A lei de neutralidade, que faz parte das leis de guerra, deveria conduzir Washington a pensar duas vezes antes de postular um “teatro de batalha global”. Ela impõe obrigações tanto aos neutros quanto aos beligerantes. Os neutros não podem dar abrigo a forças de uma das partes beligerantes. Por outro lado, os beligerantes não podem operar militarmente no território dos neutros. O Afeganistão converteu-se, em 2001, em alvo legítimo das ações militares americanas quando rejeitou o ultimato para expulsar a Al-Qaeda de seu território. Mas, ao menos em princípio, o Paquistão, o Iêmen e outros países não são alvos legítimos de incursões de drones.

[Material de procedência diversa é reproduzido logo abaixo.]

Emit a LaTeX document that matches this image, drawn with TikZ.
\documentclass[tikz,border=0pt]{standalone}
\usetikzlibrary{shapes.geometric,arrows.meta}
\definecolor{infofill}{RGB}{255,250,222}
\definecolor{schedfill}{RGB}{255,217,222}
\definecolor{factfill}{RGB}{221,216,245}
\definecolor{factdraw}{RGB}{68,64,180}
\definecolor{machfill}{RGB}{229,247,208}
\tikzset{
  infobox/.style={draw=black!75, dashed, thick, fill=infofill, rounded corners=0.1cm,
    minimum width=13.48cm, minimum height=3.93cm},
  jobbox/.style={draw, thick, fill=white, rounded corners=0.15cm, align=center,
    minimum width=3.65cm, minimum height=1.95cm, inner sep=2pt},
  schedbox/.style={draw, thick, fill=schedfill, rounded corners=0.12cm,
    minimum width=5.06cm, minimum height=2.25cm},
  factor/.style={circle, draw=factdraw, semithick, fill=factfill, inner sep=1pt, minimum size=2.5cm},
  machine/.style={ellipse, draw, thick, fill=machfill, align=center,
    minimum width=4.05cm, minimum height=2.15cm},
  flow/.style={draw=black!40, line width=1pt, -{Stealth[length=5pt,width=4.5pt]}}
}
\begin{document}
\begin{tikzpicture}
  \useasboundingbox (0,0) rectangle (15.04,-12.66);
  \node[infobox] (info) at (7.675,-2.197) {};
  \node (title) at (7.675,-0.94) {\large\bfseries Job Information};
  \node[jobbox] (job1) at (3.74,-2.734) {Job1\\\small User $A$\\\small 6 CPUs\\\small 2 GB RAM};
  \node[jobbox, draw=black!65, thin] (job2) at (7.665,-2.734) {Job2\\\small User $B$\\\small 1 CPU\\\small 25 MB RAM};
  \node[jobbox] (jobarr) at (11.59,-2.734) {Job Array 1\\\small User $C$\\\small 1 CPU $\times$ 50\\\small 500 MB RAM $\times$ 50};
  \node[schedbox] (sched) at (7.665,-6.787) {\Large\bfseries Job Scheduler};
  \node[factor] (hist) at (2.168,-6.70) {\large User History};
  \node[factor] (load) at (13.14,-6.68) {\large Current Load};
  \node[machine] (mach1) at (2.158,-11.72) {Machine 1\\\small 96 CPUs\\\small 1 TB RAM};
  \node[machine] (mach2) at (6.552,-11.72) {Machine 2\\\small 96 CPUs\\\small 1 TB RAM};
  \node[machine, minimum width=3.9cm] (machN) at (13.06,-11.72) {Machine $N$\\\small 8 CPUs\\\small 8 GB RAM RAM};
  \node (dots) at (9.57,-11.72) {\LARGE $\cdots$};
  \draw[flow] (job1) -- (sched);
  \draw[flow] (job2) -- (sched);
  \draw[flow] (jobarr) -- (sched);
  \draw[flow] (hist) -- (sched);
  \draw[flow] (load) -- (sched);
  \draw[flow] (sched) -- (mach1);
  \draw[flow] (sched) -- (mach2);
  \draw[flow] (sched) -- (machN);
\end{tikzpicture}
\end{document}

O cenário no terreno é menos claro do que gostariam os juristas. Em tese, o governo paquistanês é um aliado dos EUA na “guerra ao terror”. Contudo, os jihadistas não são eficazmente assediados pelas forças do Paquistão nas Áreas Tribais Federais. O jogo duplo do Paquistão conferiu legitimidade à ação de comandos americanos que liquidou Osama bin Laden, mas não pode servir como justificativa permanente para ataques de drones não formalmente autorizados pelo país. No Iêmen, na Líbia e em outros lugares, as coisas são ainda mais escandalosas, pois os EUA nem mesmo tentam coordenar tais operações com os governos nacionais.

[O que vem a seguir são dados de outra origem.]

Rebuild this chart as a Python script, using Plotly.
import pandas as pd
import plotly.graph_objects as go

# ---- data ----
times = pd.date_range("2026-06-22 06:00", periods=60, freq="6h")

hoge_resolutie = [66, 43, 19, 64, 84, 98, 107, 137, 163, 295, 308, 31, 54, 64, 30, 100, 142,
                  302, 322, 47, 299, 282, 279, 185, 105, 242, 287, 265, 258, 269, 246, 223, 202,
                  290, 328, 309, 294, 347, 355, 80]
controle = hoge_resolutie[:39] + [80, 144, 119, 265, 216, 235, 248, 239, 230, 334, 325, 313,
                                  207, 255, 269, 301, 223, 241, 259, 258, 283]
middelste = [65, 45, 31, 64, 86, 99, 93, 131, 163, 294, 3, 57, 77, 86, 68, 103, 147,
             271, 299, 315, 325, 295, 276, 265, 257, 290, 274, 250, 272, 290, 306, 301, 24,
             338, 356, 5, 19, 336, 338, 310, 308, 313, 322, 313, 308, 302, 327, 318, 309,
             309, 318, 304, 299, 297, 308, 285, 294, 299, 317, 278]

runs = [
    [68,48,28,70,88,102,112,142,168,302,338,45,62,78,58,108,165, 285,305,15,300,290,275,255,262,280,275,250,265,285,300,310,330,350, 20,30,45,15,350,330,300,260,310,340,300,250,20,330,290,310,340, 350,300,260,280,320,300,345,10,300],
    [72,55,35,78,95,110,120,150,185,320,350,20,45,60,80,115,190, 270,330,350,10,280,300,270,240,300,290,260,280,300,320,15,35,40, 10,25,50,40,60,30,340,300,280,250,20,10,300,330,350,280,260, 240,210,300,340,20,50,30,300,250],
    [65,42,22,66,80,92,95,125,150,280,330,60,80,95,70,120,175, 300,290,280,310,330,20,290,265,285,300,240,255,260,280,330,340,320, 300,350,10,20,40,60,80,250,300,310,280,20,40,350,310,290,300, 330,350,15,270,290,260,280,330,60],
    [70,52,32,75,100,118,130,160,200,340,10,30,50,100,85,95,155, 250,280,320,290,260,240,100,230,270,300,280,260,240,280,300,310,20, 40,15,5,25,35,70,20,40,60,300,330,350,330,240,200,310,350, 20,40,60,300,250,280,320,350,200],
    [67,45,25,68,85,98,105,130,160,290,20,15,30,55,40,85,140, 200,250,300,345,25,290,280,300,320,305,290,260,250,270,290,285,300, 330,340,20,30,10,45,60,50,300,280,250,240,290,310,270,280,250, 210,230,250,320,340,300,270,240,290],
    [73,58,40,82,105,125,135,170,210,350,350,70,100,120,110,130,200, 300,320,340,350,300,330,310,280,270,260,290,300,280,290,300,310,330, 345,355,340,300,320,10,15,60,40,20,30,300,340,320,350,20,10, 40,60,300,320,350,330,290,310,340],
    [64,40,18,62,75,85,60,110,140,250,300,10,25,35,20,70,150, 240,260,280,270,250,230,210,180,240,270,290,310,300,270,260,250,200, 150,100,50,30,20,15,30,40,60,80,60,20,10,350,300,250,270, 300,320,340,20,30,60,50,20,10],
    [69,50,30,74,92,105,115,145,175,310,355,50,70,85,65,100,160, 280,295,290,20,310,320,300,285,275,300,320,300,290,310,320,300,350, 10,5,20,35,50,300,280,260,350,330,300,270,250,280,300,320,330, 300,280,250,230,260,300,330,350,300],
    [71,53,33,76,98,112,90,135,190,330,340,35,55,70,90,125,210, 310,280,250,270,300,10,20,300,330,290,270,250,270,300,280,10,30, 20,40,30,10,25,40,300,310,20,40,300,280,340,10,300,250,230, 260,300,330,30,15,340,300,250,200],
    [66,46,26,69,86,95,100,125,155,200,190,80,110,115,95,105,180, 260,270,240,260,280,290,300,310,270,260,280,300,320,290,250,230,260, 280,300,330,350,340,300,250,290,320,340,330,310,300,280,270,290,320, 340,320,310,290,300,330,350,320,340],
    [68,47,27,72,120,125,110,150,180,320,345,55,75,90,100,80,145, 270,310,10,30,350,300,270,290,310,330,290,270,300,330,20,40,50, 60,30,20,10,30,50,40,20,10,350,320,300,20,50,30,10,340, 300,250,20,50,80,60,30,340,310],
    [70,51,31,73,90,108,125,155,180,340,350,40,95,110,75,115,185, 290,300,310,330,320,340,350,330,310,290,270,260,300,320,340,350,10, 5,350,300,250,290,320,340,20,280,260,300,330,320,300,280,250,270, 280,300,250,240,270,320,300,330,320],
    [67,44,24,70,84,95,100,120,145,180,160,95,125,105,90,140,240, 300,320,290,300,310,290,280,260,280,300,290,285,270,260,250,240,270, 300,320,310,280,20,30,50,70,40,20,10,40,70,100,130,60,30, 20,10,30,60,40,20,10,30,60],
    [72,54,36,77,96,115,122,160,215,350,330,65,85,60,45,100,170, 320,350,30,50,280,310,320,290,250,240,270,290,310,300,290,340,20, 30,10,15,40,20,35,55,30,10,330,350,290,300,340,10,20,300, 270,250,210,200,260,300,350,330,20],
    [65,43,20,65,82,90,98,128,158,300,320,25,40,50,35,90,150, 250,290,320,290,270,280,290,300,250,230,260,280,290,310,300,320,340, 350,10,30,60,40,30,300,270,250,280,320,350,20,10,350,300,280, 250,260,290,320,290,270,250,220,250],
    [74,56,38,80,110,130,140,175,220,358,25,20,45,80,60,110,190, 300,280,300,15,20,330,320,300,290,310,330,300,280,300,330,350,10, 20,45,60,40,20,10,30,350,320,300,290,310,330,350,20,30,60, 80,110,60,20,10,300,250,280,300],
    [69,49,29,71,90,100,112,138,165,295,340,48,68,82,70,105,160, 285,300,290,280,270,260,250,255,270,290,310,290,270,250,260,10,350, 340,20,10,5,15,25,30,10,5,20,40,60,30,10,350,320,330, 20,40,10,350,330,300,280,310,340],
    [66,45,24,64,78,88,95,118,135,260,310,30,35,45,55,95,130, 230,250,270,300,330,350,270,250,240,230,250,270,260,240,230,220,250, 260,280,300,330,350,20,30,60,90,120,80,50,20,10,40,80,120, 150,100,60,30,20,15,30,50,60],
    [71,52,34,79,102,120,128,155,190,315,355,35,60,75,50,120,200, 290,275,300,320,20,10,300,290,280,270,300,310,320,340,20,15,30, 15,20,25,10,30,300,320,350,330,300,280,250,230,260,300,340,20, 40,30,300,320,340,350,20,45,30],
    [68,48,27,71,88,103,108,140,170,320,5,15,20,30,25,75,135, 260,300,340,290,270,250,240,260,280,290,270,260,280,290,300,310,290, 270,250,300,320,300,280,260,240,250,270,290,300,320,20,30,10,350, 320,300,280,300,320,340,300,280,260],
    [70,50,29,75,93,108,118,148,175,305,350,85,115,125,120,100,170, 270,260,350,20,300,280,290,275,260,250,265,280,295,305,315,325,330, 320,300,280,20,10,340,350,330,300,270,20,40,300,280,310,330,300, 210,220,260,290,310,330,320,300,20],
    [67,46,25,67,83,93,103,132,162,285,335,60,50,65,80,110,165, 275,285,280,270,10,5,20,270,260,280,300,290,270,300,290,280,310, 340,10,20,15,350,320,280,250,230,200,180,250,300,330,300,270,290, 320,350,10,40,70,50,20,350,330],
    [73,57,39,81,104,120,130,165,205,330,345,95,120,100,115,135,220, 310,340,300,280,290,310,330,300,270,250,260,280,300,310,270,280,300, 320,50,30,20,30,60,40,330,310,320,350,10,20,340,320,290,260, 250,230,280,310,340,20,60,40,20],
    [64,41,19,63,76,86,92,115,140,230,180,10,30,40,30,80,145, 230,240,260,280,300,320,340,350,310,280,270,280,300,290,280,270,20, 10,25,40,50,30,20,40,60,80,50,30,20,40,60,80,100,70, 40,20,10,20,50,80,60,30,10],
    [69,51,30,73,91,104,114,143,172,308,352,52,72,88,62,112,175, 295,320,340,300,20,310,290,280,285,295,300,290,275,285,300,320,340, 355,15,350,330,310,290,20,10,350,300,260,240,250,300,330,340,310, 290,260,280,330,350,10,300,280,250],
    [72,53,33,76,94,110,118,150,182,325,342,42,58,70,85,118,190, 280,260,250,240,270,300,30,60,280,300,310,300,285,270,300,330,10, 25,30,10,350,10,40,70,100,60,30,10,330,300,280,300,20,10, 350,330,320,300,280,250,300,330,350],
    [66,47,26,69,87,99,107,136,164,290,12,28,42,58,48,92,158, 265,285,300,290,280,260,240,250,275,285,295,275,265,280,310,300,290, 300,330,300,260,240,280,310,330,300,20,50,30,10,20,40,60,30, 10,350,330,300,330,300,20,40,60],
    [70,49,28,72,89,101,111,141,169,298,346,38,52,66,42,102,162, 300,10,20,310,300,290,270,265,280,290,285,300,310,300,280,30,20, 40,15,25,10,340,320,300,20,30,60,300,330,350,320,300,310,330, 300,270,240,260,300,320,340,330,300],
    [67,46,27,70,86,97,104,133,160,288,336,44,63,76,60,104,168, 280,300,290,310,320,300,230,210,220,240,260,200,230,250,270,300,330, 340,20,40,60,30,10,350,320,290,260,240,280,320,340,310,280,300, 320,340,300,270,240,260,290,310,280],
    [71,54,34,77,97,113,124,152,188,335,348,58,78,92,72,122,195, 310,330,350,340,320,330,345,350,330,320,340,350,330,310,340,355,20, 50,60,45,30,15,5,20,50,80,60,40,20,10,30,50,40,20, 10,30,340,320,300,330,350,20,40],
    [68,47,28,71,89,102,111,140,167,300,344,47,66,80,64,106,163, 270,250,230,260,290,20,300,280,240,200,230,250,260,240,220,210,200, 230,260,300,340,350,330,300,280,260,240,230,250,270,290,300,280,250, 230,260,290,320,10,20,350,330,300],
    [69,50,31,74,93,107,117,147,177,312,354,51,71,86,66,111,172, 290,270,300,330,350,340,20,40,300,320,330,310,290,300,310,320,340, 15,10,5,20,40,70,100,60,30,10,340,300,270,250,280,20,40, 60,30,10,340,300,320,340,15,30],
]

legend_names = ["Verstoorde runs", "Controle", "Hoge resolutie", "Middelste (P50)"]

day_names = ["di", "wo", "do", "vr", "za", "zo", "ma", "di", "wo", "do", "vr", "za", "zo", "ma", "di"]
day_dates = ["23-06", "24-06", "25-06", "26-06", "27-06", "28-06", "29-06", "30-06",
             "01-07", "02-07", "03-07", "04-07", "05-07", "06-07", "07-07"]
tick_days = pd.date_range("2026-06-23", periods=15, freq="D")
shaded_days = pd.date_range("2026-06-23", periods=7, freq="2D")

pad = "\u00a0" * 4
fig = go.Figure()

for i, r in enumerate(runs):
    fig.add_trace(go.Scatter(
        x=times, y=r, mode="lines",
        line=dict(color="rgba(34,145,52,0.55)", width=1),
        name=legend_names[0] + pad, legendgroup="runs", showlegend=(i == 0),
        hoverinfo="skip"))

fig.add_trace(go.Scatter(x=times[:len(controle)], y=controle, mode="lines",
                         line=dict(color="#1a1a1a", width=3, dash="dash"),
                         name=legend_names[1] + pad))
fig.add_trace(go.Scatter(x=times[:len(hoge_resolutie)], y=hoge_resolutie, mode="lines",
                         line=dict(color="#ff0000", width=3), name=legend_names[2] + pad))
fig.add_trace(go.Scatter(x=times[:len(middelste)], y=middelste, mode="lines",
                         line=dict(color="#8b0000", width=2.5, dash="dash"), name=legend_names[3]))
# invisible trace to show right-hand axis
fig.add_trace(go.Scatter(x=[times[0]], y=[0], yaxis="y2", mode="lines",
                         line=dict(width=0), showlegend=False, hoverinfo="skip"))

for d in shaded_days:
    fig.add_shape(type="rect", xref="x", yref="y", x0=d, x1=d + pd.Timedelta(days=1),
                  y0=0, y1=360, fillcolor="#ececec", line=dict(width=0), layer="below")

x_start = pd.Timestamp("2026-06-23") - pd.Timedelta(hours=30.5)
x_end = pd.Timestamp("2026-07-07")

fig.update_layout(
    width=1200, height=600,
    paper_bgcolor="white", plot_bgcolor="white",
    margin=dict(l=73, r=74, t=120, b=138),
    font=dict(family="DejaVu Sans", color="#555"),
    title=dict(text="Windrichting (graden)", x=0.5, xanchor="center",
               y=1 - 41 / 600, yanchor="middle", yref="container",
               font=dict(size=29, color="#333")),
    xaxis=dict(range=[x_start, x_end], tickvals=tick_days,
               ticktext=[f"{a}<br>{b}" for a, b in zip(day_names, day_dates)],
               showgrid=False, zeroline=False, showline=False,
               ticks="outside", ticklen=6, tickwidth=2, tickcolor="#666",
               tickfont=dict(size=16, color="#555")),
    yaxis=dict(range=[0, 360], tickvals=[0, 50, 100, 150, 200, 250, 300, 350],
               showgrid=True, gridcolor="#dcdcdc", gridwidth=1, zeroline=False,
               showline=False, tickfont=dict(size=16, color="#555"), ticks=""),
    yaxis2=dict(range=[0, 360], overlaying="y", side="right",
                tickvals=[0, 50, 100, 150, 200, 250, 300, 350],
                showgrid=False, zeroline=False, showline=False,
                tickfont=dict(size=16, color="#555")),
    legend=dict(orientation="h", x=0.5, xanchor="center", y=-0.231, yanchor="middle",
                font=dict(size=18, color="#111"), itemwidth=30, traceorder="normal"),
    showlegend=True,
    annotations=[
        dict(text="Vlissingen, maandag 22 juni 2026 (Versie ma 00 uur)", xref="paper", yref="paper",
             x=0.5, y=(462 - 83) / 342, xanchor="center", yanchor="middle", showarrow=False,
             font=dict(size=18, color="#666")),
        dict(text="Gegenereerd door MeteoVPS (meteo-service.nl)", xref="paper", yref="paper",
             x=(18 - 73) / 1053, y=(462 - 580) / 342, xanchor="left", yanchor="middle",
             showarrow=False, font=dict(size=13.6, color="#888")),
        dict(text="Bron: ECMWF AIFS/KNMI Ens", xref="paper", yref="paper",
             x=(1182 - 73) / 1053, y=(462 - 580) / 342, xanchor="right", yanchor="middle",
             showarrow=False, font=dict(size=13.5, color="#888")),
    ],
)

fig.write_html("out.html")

Obama extraiu as conclusões erradas do triunfo obtido na hora da eliminação de bin Laden. Sua abordagem da “guerra ao terror” estabelece precedentes assustadores. A caça aos jihadistas, inclusive com o uso de drones em operações letais, demanda a cooperação internacional. Mas Washington continua a rejeitar o quadro multilateral do Conselho de Segurança da ONU para configurar um teatro de batalha global legítimo. Diante da crise aberta na sabatina de Brennan, congressistas americanos formularam a ideia de uma corte revisora das listas de alvos dos “assassinatos seletivos”. É apenas uma forma de retocar a maquiagem da intolerável “exceção americana”.